Exemption to Section 17(a)
Absent an exemption, under Section 17(a) a fund that holds 5% or more of an acquired fund’s securities would be prohibited from making any additional follow-on investments in the acquired fund.
The adopted rule and amendments will allow fund of funds arrangements when the acquiring fund is in the same group of investment companies as the acquired fund or the acquiring fund’s investment sub-adviser or any person controlling, controlled by, or under common control with such investment sub-adviser acts as the acquired fund’s investment adviser. These exceptions to Section 17(a) are limited in scope to those necessary for a fund of funds to operate under the Final Rule and are consistent with exemptive relief that had been issued by the SEC in other scenarios related to Section 17(a).

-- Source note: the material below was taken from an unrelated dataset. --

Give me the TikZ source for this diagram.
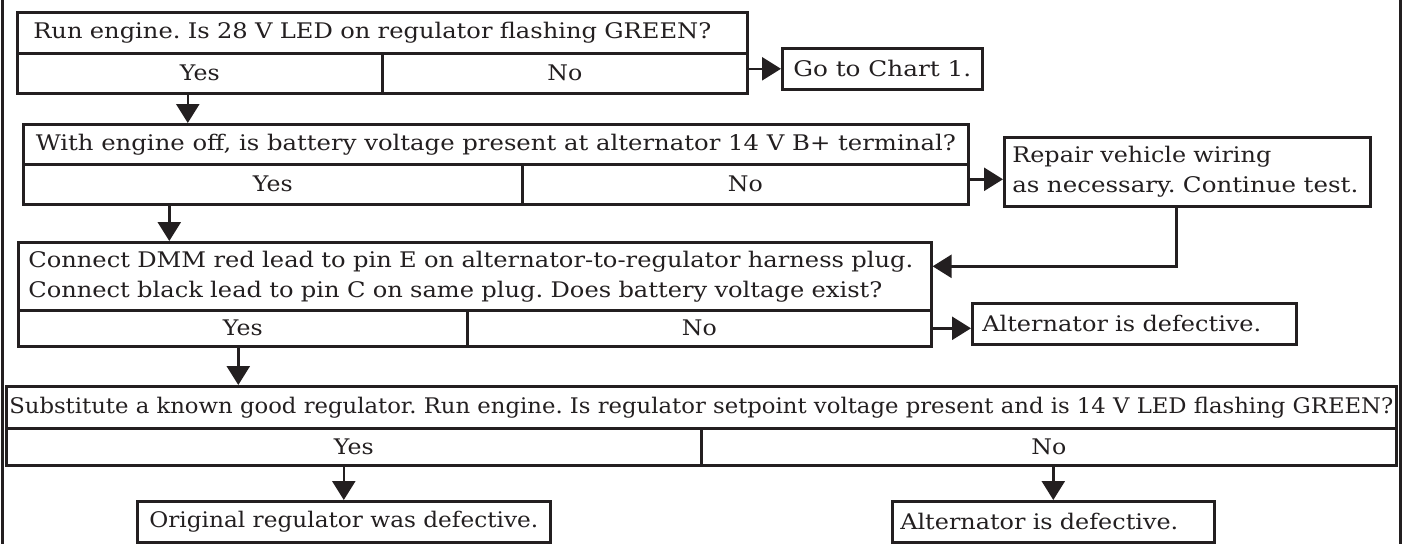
\documentclass[tikz,border=0pt]{standalone}
\usepackage{fontspec}
\usepackage{graphicx}
\setmainfont[FakeStretch=1.1]{DejaVu Serif}
\usetikzlibrary{arrows.meta}
\definecolor{ink}{RGB}{35,31,32}
\newcommand\chartfs{\fontsize{21.5}{30}\selectfont}
\newcommand\fitw[2]{\resizebox{#1}{\height}{#2}}
\tikzset{
  cell/.style={draw=ink, text=ink, line width=2.6pt, anchor=north west, inner sep=0pt, font=\chartfs},
  leftcell/.style={cell, align=left},
  arr/.style={draw=ink, line width=2.6pt, -{Triangle[length=19pt,width=23pt]}},
  frameline/.style={draw=ink, line width=3pt}
}
\frenchspacing
\begin{document}
\frenchspacing
\begin{tikzpicture}[x=1pt,y=-1pt]
\useasboundingbox (0,0) rectangle (1406,544);
\draw[frameline] (2,0) -- (2,544);
\draw[frameline] (1400,0) -- (1400,544);
% Box 1
\node[leftcell, text width=698, minimum width=730, minimum height=41] (q1q) at (16,11) {\fitw{678pt}{Run engine. Is 28 V LED on regulator flashing GREEN?}};
\node[cell, minimum width=365, minimum height=40] (q1y) at (16,52) {Yes};
\node[cell, minimum width=365, minimum height=40] (q1n) at (381,52) {No};
\node[cell, minimum width=200, minimum height=41] (go) at (781,47) {\fitw{178pt}{Go to Chart 1.}};
% Box 2
\node[cell, minimum width=945, minimum height=40] (q2q) at (22,123) {\fitw{920pt}{With engine off, is battery voltage present at alternator 14 V B+ terminal?}};
\node[cell, minimum width=499, minimum height=40] (q2y) at (22,163) {Yes};
\node[cell, minimum width=446, minimum height=40] (q2n) at (521,163) {No};
\node[leftcell, text width=350, minimum width=366, minimum height=69] (rep) at (1003,136) {\fitw{259pt}{Repair vehicle wiring}\\\fitw{346pt}{as necessary. Continue test.}};
% Box 3
\node[leftcell, text width=893, minimum width=913, minimum height=68] (q3q) at (17,241) {\fitw{885pt}{Connect DMM red lead to pin E on alternator-to-regulator harness plug.}\\\fitw{854pt}{Connect black lead to pin C on same plug. Does battery voltage exist?}};
\node[cell, minimum width=449, minimum height=36] (q3y) at (17,309) {Yes};
\node[cell, minimum width=464, minimum height=36] (q3n) at (466,309) {No};
\node[leftcell, text width=304, minimum width=324, minimum height=41] (alt1) at (971,302) {\fitw{279pt}{Alternator is defective.}};
% Box 4
\node[cell, minimum width=1390, minimum height=42] (q4q) at (5,385) {\fitw{1384pt}{Substitute a known good regulator. Run engine. Is regulator setpoint voltage present and is 14 V LED flashing GREEN?}};
\node[cell, minimum width=695, minimum height=37] (q4y) at (5,427) {Yes};
\node[cell, minimum width=695, minimum height=37] (q4n) at (700,427) {No};
\node[cell, minimum width=413, minimum height=41] (orig) at (136,500) {\fitw{389pt}{Original regulator was defective.}};
\node[leftcell, text width=306, minimum width=322, minimum height=41] (alt2) at (891,500) {\fitw{278pt}{Alternator is defective.}};
% Connectors
\draw[arr] (go.west -| q1n.east) -- (go.west);
\draw[arr] ([xshift=-12pt]q1y.south) -- ([xshift=-12pt]q1y.south |- q2q.north);
\draw[arr] ([yshift=5pt]q2n.east) -- ([yshift=5pt]q2n.east -| rep.west);
\draw[arr] ([xshift=-103.5pt]q2y.south) -- ([xshift=-103.5pt]q2y.south |- q3q.north);
\draw[arr] ([xshift=-11pt]rep.south) |- ([yshift=10pt]q3q.east);
\draw[arr] (q3n.east) -- (q3n.east -| alt1.west);
\draw[arr] ([xshift=-4.5pt]q3y.south) -- ([xshift=-4.5pt]q3y.south |- q4q.north);
\draw[arr] (orig.north |- q4y.south) -- (orig.north);
\draw[arr] (alt2.north |- q4n.south) -- (alt2.north);
\end{tikzpicture}
\end{document}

As adopted, the Final Rule will provide exemptions from Section 17(a) with regard to the deposit and receipt of baskets by an acquiring fund that is an affiliated person of an ETF (or who is an affiliated person of such a person) solely by reason of holding with the power to vote 5% or more of the ETF’s shares or holding with the power to vote 5% or more of any investment company that is an affiliated person of the ETF. Consistent with exemptive orders regarding ETF applicants, the exemption will not be available where the ETF is in turn an affiliated person of the acquiring fund, or an affiliated person of such person, for a reason other than such power to vote.
Amendments to Form N-CEN and Form N-1A
Form N-CEN requires registered investment companies to annually report to the SEC certain census-type information on a wide range of compliance, risk assessment, and policy related matters in a structured data format. The SEC is amending Form N-CEN to require funds to report whether they relied on Rule 12d1-4 or Section 12(d)(1)(G) during the applicable reporting period.
In addition, open-end funds that invest 10% or less of their total assets in acquired funds may omit Acquired Fund Fees and Expenses from their bottom line expenses in Form N-1A fee tables, and disclose this amount in a footnote to the table instead.